> [What you will do] Where a line contains the word "diagram", copy that line.

> [Dataset rows]
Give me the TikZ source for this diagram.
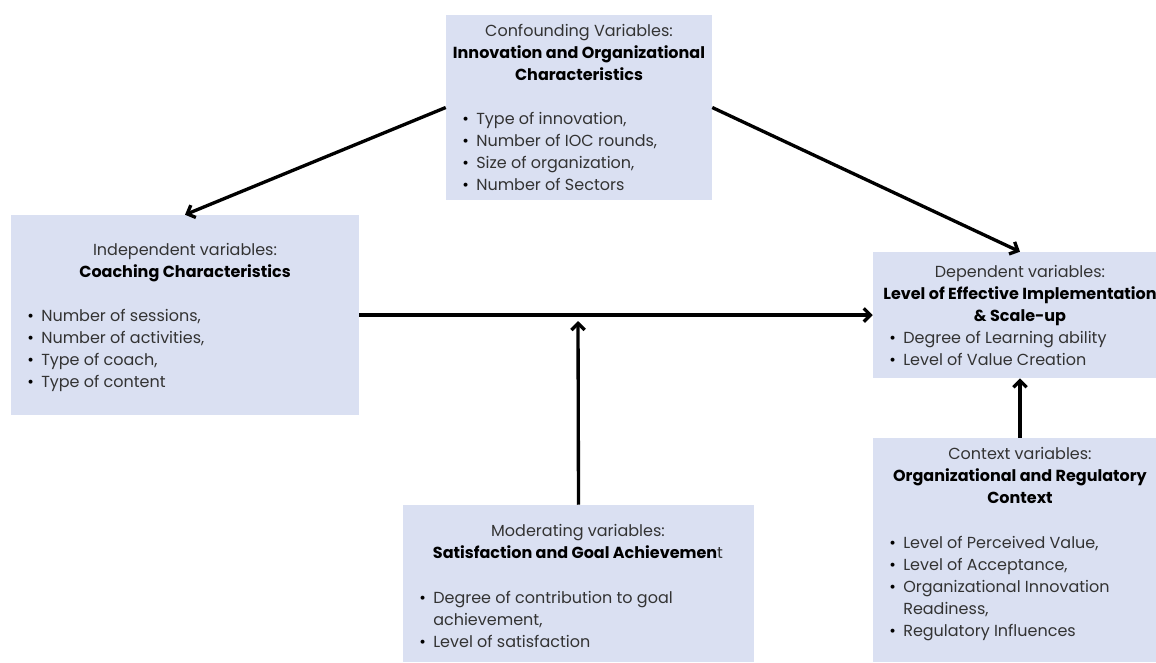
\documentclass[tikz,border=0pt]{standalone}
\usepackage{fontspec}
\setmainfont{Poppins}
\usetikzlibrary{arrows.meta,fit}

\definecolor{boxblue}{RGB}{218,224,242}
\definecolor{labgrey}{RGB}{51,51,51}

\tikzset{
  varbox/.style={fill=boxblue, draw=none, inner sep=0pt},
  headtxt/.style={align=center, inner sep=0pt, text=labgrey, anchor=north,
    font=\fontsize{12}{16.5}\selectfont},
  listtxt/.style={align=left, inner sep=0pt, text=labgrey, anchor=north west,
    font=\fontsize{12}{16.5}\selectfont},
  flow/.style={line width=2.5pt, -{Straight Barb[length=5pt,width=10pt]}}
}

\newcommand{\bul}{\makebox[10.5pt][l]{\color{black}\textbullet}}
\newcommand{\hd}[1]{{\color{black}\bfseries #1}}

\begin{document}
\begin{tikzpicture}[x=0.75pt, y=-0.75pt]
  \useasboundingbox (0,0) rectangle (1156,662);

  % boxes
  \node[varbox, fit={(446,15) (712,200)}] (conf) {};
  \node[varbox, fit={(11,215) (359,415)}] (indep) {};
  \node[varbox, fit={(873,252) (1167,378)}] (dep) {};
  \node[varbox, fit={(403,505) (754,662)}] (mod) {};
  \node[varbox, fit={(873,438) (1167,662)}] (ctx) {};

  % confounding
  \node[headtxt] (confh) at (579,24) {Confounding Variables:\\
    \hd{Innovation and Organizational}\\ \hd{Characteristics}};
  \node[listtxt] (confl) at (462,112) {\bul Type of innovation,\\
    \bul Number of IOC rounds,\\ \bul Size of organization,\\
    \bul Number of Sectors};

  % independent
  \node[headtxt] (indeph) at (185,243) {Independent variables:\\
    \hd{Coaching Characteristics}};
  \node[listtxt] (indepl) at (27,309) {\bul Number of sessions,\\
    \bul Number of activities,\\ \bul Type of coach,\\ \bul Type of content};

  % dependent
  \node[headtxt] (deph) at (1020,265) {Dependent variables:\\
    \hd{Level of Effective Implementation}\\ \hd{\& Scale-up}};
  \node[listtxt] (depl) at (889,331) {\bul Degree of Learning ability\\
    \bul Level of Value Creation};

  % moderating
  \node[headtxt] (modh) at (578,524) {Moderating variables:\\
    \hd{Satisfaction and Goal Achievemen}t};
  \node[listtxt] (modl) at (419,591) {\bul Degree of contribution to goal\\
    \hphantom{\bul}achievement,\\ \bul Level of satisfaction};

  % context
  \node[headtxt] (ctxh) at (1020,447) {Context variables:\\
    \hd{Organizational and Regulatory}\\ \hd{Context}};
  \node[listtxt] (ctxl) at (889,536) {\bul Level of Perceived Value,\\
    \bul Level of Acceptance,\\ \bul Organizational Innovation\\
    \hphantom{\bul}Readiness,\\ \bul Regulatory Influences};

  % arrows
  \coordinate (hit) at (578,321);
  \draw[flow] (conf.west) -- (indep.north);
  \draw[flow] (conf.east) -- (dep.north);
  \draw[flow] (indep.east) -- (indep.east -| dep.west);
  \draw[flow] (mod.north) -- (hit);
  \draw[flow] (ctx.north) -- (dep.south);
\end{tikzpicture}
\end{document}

--

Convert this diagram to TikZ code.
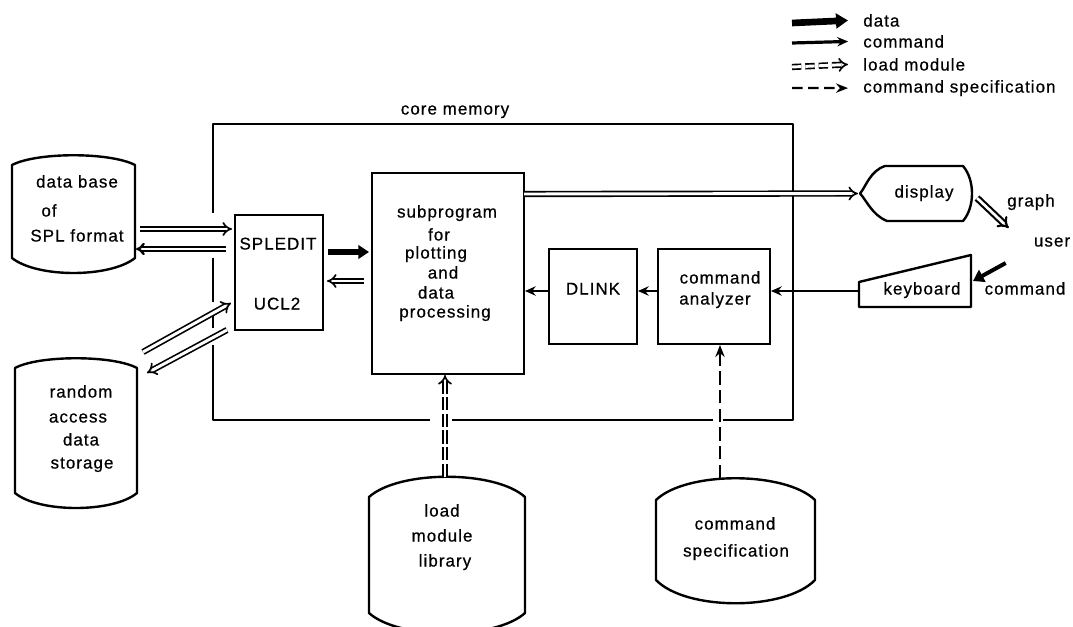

> [Response]
Give me the TikZ source for this diagram.
Convert this diagram to TikZ code.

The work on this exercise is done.